Sparking off this twitter survey of when people started playing TTRPGs and seeing the most common age is post-teen I dug into old datasets to see when this had happened. Old surveys from Dragon and White Dwarf in the 80s put the average age of TTRPG gamers at ~16 years old. Something huge changed, but when? Looking at the OSR Gateway survey from 2019* we can find some answers.
Raw tracks of respondent age by era joined.Short answer - 70s-90s the new-joiners to the scene were early teenagers. In the early 2000s it drifted up to mid-teens but since 2010 there has been a step-change shift to today where most people joining are over 20.
Lumping these profiles into buckets to match what is usually used in surveys we can clearly see the pre- and post-teenage switch happening over 2010.
Grouping respondents by age, era of joining gaming.
Comparing this to old surveys on gaming forums we can verify that the pattern seen in the OSR 2016 survey is not anomalous. Splitting the OSR data into pre- and post-2010 joiners it matches well to surveys from other sources. Beyond the internet, surveys by White Dwarf in the 80s found an average age of ~16 in gamers, with "almost half" in the 14-16 bracket. Dragon Magazine #62 from 1981 also found its readership to be 16.5 years old on average, with just over 2 years experience gaming giving a ~14 year old starting age. The large Wizards of the Coast household survey in 2000 found an average age of 19, with most people (64%) having learned the game before age 15. These support that fact that pre-2010 people joined in their teen years and now post 2010 there is a surge of people joining in their 20s.
Grouping respondents by age when they started gaming.
From these comparison matches we may assume the OSR 2016 dataset is broadly representative. Therefore can we dig into finer detail?
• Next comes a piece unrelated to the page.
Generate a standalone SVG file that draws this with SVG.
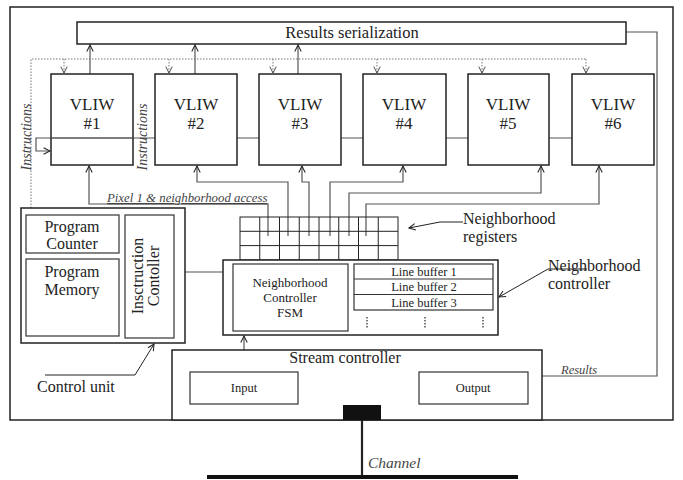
<svg xmlns="http://www.w3.org/2000/svg" width="683" height="480" viewBox="0 0 683 480">
<defs>
<style>
.box{fill:#fff;stroke:#222;stroke-width:1.5}
.ibox{fill:#fff;stroke:#333;stroke-width:1.2}
.ln{fill:none;stroke:#555;stroke-width:1.2}
.dot{fill:none;stroke:#777;stroke-width:1;stroke-dasharray:1.5,1.5}
.t{font-family:'Liberation Serif','Times New Roman','DejaVu Serif',serif;fill:#222;text-anchor:middle}
.ts{font-family:'Liberation Serif','Times New Roman','DejaVu Serif',serif;fill:#222;text-anchor:start}
.it{font-family:'Liberation Serif','Times New Roman','DejaVu Serif',serif;font-style:italic;fill:#444}
.v{font-size:17px}
</style>
<marker id="ah" viewBox="0 0 10 10" refX="9" refY="5" markerWidth="8" markerHeight="8" markerUnits="userSpaceOnUse" orient="auto">
<path d="M1,1 L9,5 L1,9" fill="none" stroke="#222" stroke-width="1.3"/>
</marker>
<marker id="ahd" viewBox="0 0 10 10" refX="9" refY="5" markerWidth="8" markerHeight="8" markerUnits="userSpaceOnUse" orient="auto">
<path d="M1,1 L9,5 L1,9" fill="none" stroke="#444" stroke-width="1.2"/>
</marker>
</defs>
<rect width="683" height="480" fill="#fff"/>
<rect x="10" y="7" width="663" height="413" fill="none" stroke="#222" stroke-width="1.5"/>

<g id="connectors">
<polyline class="dot" points="31,208 31,59 586,59"/>
<line class="dot" x1="64" y1="59" x2="64" y2="73" marker-end="url(#ahd)"/>
<line class="dot" x1="169" y1="59" x2="169" y2="73" marker-end="url(#ahd)"/>
<line class="dot" x1="273" y1="59" x2="273" y2="73" marker-end="url(#ahd)"/>
<line class="dot" x1="377" y1="59" x2="377" y2="73" marker-end="url(#ahd)"/>
<line class="dot" x1="482" y1="59" x2="482" y2="73" marker-end="url(#ahd)"/>
<line class="dot" x1="586" y1="59" x2="586" y2="73" marker-end="url(#ahd)"/>
<line class="ln" x1="90" y1="74" x2="90" y2="45" marker-end="url(#ah)"/>
<line class="ln" x1="195" y1="74" x2="195" y2="45" marker-end="url(#ah)"/>
<line class="ln" x1="298" y1="74" x2="298" y2="45" marker-end="url(#ah)"/>
<polyline class="ln" points="572,138 36,138 36,151 50,151" marker-end="url(#ah)"/>
<polyline class="ln" points="268,236 268,204 89,204 89,166" marker-end="url(#ah)"/>
<polyline class="ln" points="288,236 288,182 197,182 197,166" marker-end="url(#ah)"/>
<polyline class="ln" points="309,236 309,182 302,182 302,166" marker-end="url(#ah)"/>
<polyline class="ln" points="330,236 330,182 403,182 403,166" marker-end="url(#ah)"/>
<polyline class="ln" points="349,236 349,193 541,193 541,166" marker-end="url(#ah)"/>
<polyline class="ln" points="366,236 366,204 599,204 599,166" marker-end="url(#ah)"/>
<polyline class="ln" points="626,32 657,32 657,376 529,376" marker-end="url(#ah)"/>
<line class="ln" x1="223" y1="272" x2="175" y2="272" marker-end="url(#ah)"/>
<line class="ln" x1="244" y1="372" x2="244" y2="336" marker-end="url(#ah)"/>
<polyline class="ln" points="343,410 316,410 316,377 299,377" marker-end="url(#ah)"/>
<polyline class="ln" points="419,377 401,377 401,410 382,410" marker-end="url(#ah)"/>
<polyline fill="none" stroke="#222" stroke-width="1" points="463,222 440,222 409,228" marker-end="url(#ah)"/>
<polyline fill="none" stroke="#222" stroke-width="1" points="587,269 548,269 499,297" marker-end="url(#ah)"/>
<polyline fill="none" stroke="#222" stroke-width="1" points="45,375 135,375 154,344" marker-end="url(#ah)"/>
<line x1="362" y1="420" x2="362" y2="477" stroke="#222" stroke-width="2.2"/>
<line x1="207" y1="477" x2="518" y2="477" stroke="#111" stroke-width="4"/>
</g>

<g id="results-serialization">
<rect class="box" x="77" y="22" width="549" height="22"/>
<text class="t" x="352" y="38" font-size="16.5">Results serialization</text>
</g>

<g id="vliw1">
<rect class="box" x="51" y="74" width="82" height="91" fill-opacity="0"/>
<line class="ln" x1="51" y1="138" x2="133" y2="138"/>
<text class="t v" x="92" y="110">VLIW</text>
<text class="t v" x="92" y="129">#1</text>
</g>
<g id="vliw2">
<rect class="box" x="155" y="74" width="82" height="91"/>
<text class="t v" x="196" y="110">VLIW</text>
<text class="t v" x="196" y="129">#2</text>
</g>
<g id="vliw3">
<rect class="box" x="259" y="74" width="82" height="91"/>
<text class="t v" x="300" y="110">VLIW</text>
<text class="t v" x="300" y="129">#3</text>
</g>
<g id="vliw4">
<rect class="box" x="363" y="74" width="83" height="91"/>
<text class="t v" x="404" y="110">VLIW</text>
<text class="t v" x="404" y="129">#4</text>
</g>
<g id="vliw5">
<rect class="box" x="468" y="74" width="81" height="91"/>
<text class="t v" x="508" y="110">VLIW</text>
<text class="t v" x="508" y="129">#5</text>
</g>
<g id="vliw6">
<rect class="box" x="572" y="74" width="82" height="91"/>
<text class="t v" x="613" y="110">VLIW</text>
<text class="t v" x="613" y="129">#6</text>
</g>

<g id="labels">
<text class="it" font-size="14" transform="translate(31,137) rotate(-90)" text-anchor="middle">Instructions</text>
<text class="it" font-size="14" transform="translate(147,137) rotate(-90)" text-anchor="middle">Instructions</text>
<text class="it" font-size="12.8" x="107" y="202" text-decoration="underline">Pixel 1 &amp; neighborhood access</text>
<text class="it" font-size="12.5" x="561" y="374">Results</text>
<text class="it" font-size="15.5" x="368" y="468">Channel</text>
<text class="ts" font-size="16" x="463" y="224">Neighborhood</text>
<text class="ts" font-size="16" x="463" y="242">registers</text>
<text class="ts" font-size="16" x="548" y="271">Neighborhood</text>
<text class="ts" font-size="16" x="548" y="289">controller</text>
<text class="ts" font-size="16" x="37" y="392">Control unit</text>
</g>

<g id="neighborhood-registers" fill="none" stroke="#222" stroke-width="1">
<rect x="240" y="217" width="158" height="43"/>
<path d="M240,231.3H398M240,245.6H398M259.75,217V260M279.5,217V260M299.25,217V260M319,217V260M338.75,217V260M358.5,217V260M378.25,217V260"/>
</g>

<g id="neighborhood-controller">
<rect class="box" x="223" y="260" width="275" height="75"/>
<rect class="ibox" x="233" y="264" width="115" height="67"/>
<text class="t" font-size="13" x="290" y="287">Neighborhood</text>
<text class="t" font-size="13" x="290" y="302">Controller</text>
<text class="t" font-size="13" x="290" y="317">FSM</text>
<rect class="ibox" x="354" y="264" width="139" height="46"/>
<line class="ibox" x1="354" y1="279" x2="493" y2="279"/>
<line class="ibox" x1="354" y1="294.5" x2="493" y2="294.5"/>
<text class="t" font-size="12.5" x="424" y="276">Line buffer 1</text>
<text class="t" font-size="12.5" x="424" y="291">Line buffer 2</text>
<text class="t" font-size="12.5" x="424" y="306.5">Line buffer 3</text>
<path d="M367,317V328M425,317V328M483,317V328" stroke="#333" stroke-width="1.3" stroke-dasharray="1.5,1.5"/>
</g>

<g id="control-unit">
<rect class="box" x="21" y="208" width="164" height="135"/>
<rect class="ibox" x="26" y="215" width="93" height="38"/>
<text class="t" font-size="16" x="72" y="232">Program</text>
<text class="t" font-size="16" x="72" y="249">Counter</text>
<rect class="ibox" x="26" y="259" width="93" height="77"/>
<text class="t" font-size="16" x="72" y="277">Program</text>
<text class="t" font-size="16" x="72" y="295">Memory</text>
<rect class="ibox" x="125" y="215" width="49" height="123"/>
<text class="t" font-size="16" transform="translate(143,276) rotate(-90)">Insctruction</text>
<text class="t" font-size="16" transform="translate(159,276) rotate(-90)">Contoller</text>
</g>

<g id="stream-controller">
<rect class="box" x="172" y="350" width="370" height="70" fill="none"/>
<text class="t" font-size="16" x="345" y="363">Stream controller</text>
</g>
<g id="input">
<rect class="ibox" x="190" y="372" width="108" height="32"/>
<text class="t" font-size="12.5" x="244" y="392">Input</text>
</g>
<g id="output">
<rect class="ibox" x="419" y="372" width="109" height="32"/>
<text class="t" font-size="12.5" x="473" y="392">Output</text>
</g>
<g id="channel-port">
<rect x="343" y="405" width="38" height="15" fill="#111"/>
</g>
</svg>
Refining into pre/post 2015 (and the launch of 5e) and also splitting the 19-29 block into pre/post 24 for 'college age' and post-college we see that since 2015 it is early 20-somethings who make up the majority of new joiners to the game, a huge shift from pre-2000 era.
Splitting groups and displaying as fraction of that time period.
Taken together this points toward a significant shift in who is coming to the game in recent years, with change accelerating since 2015. In 2000-2010 it was still 80% of people joining as a teenager. Since 2015 70% who join are adults. How come this huge switch has happened? I knew there had been a massive influx of new people since 2015 so I expected a change, certainly, but so fast and so far? I was surprised to see these results. It turned out my instinct of 'that cannot be right' in reaction to the original twitter survey was calibrated to my era (90s) but it does not hold true today.
To put this in perspective, I'm a 90s gamer, started with AD&D in my mid teens. When I hit Uni, I got drafted into the games soc by someone from my home campaign who had gone on a year ahead of me. Most folk there knew the games already, we just organised new tables to play strange new campaigns. However now, my home campaign includes three people who have come to the game in their late 20s. One was initially drafted by their spouse. One was tagged by a work colleague. The last had heard of gaming before getting drafted into their first game at a professional qualification seminar. So my home game in the 90s was perfectly reflective of the time (all teen starts). My home game now, in the post 2015's, reflects the current epoch - 25% of the table (me) started as a teen, the rest started in their 20's. I must assume this is coincidence. Can it be that all us old gamers have gone off into the wilderness and seeded new tables?
*thinks of his buddy, teen start, who in recently years got his entire amateur dramatics society into gaming*
Nah, another coincidence. Got to be.
Have we all just been coopting our partners and co-workers? Really?
Looking to the media to explain this we find some articles that miss the point - "Forty Percent of Dungeons & Dragons Players Are 25 or Younger" is not the takeaway; D&D is not having a youth moment, the 'new start' window is aging rapidly.
Multiple sources suggest that the rise of streaming games in the wake of geek cultures move to mainstream, of being able to watch people play and understand how it works before jumping in and of being able to see more representative tables has broadened the appeal of the game - as per design intention. The change in marketing from 'a game to play' to 'a reason to spend face-to-face time with friends' appears to have worked.
It would be great to find some numbers to get a sense of what peoples paths into the game are - see a stream and form a table? How many people get bitten by that original bug and how many get their initial start from another persons enthusiasm?
* Updated to note D&D Gateway data gathered in 2019, processed in 2020. Early version of this post wrongly said survey was from 2016.